We will represent this camera quite simply. Since we are working on a digital computer we also have limited resources. The screen can be split into a fine grid. For now, we will imagine a square screen. So each element of the grid, also known as a pixel, will have a center position.

If you're vigilant, you will notice that this will actually produce an image which is upside down. So we will also have to flip the image in order to get the final image we are all familiar with.

## 5 Shooting rays from the camera

We are almost ready to get started. Phew, that was a lot of theory! The code will be relatively short, however. From each pixel's center position, we will create a ray going through the center of the pinhole, we will call it \(c\).

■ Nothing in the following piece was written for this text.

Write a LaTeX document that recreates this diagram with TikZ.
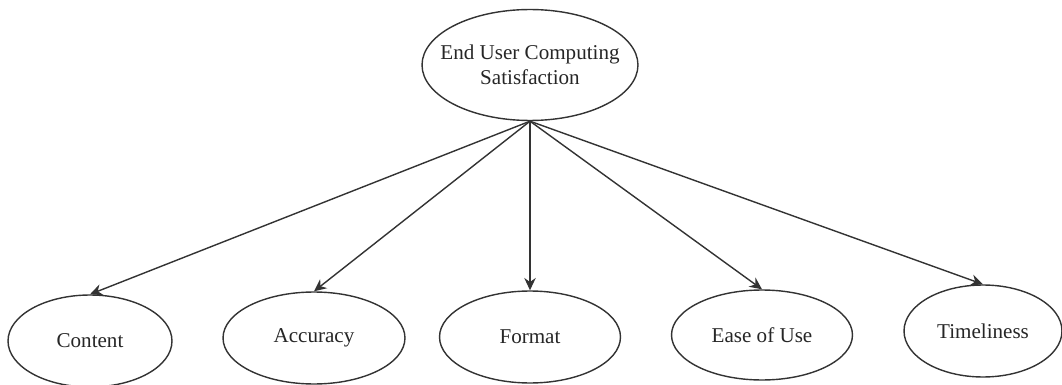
\documentclass[tikz,border=0pt]{standalone}
\usepackage{fontspec}
\setmainfont{Liberation Serif}
\usetikzlibrary{shapes.geometric,arrows.meta}

\begin{document}
\begin{tikzpicture}[x=0.02cm,y=-0.02cm]
\tikzset{every node/.style={ellipse,draw=black!80,thick,inner sep=0pt,
    font=\fontsize{12}{14}\selectfont,text=black!85,align=center},
  link/.style={draw=black!80,thick,-{Stealth[length=7pt,width=6.5pt]}}}
\useasboundingbox (0,0) rectangle (1062,385);

\node[minimum width=4.32cm,minimum height=2.22cm,inner xsep=-9pt] (ecs) at (530,65)
  {End User Computing\\Satisfaction};

\node[minimum width=3.28cm,minimum height=1.84cm] (content) at (90,341) {Content};
\node[minimum width=3.64cm,minimum height=1.84cm] (accuracy) at (314,338) {Accuracy};
\node[minimum width=3.62cm,minimum height=1.84cm] (format) at (530,337) {Format};
\node[minimum width=3.62cm,minimum height=1.80cm] (ease) at (762,335) {Ease of Use};
\node[minimum width=3.16cm,minimum height=1.84cm] (timely) at (983,331) {Timeliness};

\draw[link] (ecs.south) -- (content.north);
\draw[link] (ecs.south) -- (accuracy.north);
\draw[link] (ecs.south) -- (format.north);
\draw[link] (ecs.south) -- (ease.north);
\draw[link] (ecs.south) -- (timely.north);
\end{tikzpicture}
\end{document}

As mentioned earlier, a ray can be represented by an origin \(o\) and a direction \(d\). The origin is the position of the pixel in the screen, and the direction is the normalized vector from the pixel's position to the pinhole's position.

The screen can be represented by a xy rectangle, that is, if you were to stand on it and look upwards, you'd be looking in the z direction. Arbitrarily, we will place it 1 unit away from the origin, and we will make it 1x1 in size. This will give our camera a field of view of 90 degrees. We will split it in to a grid of width \(w = 640\), and height \(h = 640\).

Putting that all together, our ray for one pixel on our screen \(p_x\) and \(p_y\) from the top left is:

$$ o = (p_x / w - 0.5, p_y / h - 0.5, 1) $$

$$ d = c - o $$

## 6 Representing our surfaces

We will only render spheres for now. We can then move towards triangles.

We can represent our sphere with a position and a radius. We will then intersect our ray with the spheres to determine the cloest sphere and position of the point in the scene which is to be mapped to our pixel from earlier.

For now we will also ignore the light--we will just render the distance to the sphere.

## 7 Casting rays out or finding the 3D point which projects to a pixel

We are looking for the closest point \(s\) which is connected to a pixel along this pixel's ray. Our sphere's surface consists of all the points \(x\) which satisfy the following equation, where \(r\) is the radius of the sphere and \(c\) is its origin:

$$ r^2 = ||x - c||^2 $$

Our ray can be mathematically represented as a origin \(o\), and all points some distance \(t\) from that origin:

$$ p(t) = o + td $$

We are interested in the points where these two equations are coincident. This means finding the values of \(t\) which also satisfy the sphere equation.

$$ r^2 = ||p(t) - c||^2 $$

Solving for \(t\):

$$ r^2 = (o + td - c) \cdot (o + td - c)$$

Expanding that out and moving all terms to one side:

$$ 0 = (d \cdot d)*t^2 \\ + 2*(d\cdot(o-c))*t \\ + (o-c) \cdot (o-c) - r^2 $$

This is a quadratic equation in \(t\), with:

$$a = d \cdot d$$

$$b = 2 * (l\cdot(o-c))$$

$$c = (o-c) \cdot (o-c)\ - r^2$$

Almost done! We can find \(t\) by solving the quadratic equation:

$$ t = \frac{-2b \pm \sqrt{a^2 - 4ac}}{2a} $$

This equation will give us either two values of t, one value of t, or a complex number. If the solution is complex, then the ray does not intersect the sphere. Otherwise, we're interested in the smallest value of \(t\).

Finally, the point we are looking for is simply the ray equation:

$$ s = p(t) = o + td $$

## 8 Rendering the image

Now, we make an image which is 640x640 in resolution, with each pixel's color \(c\) a gray value equal to the distance along the ray \(t\) divided by some max distance \(t_{max}\):

$$ c = t / t_{max} $$

## 9 Next time

You should have an image of a sphere! Unfortunately, it may only be in your head. The next article will include instructions to set up haskell and produce an image of a sphere for yourself.

In the future we will trace all possible paths from the light to the camera in order to achieve higher quality results.

Finally, we will translate this code into the language of the graphics processor for huge efficiency gains, so that we can get film-quality results in almost real-time. By the time the article is released, it will probably be in real-time.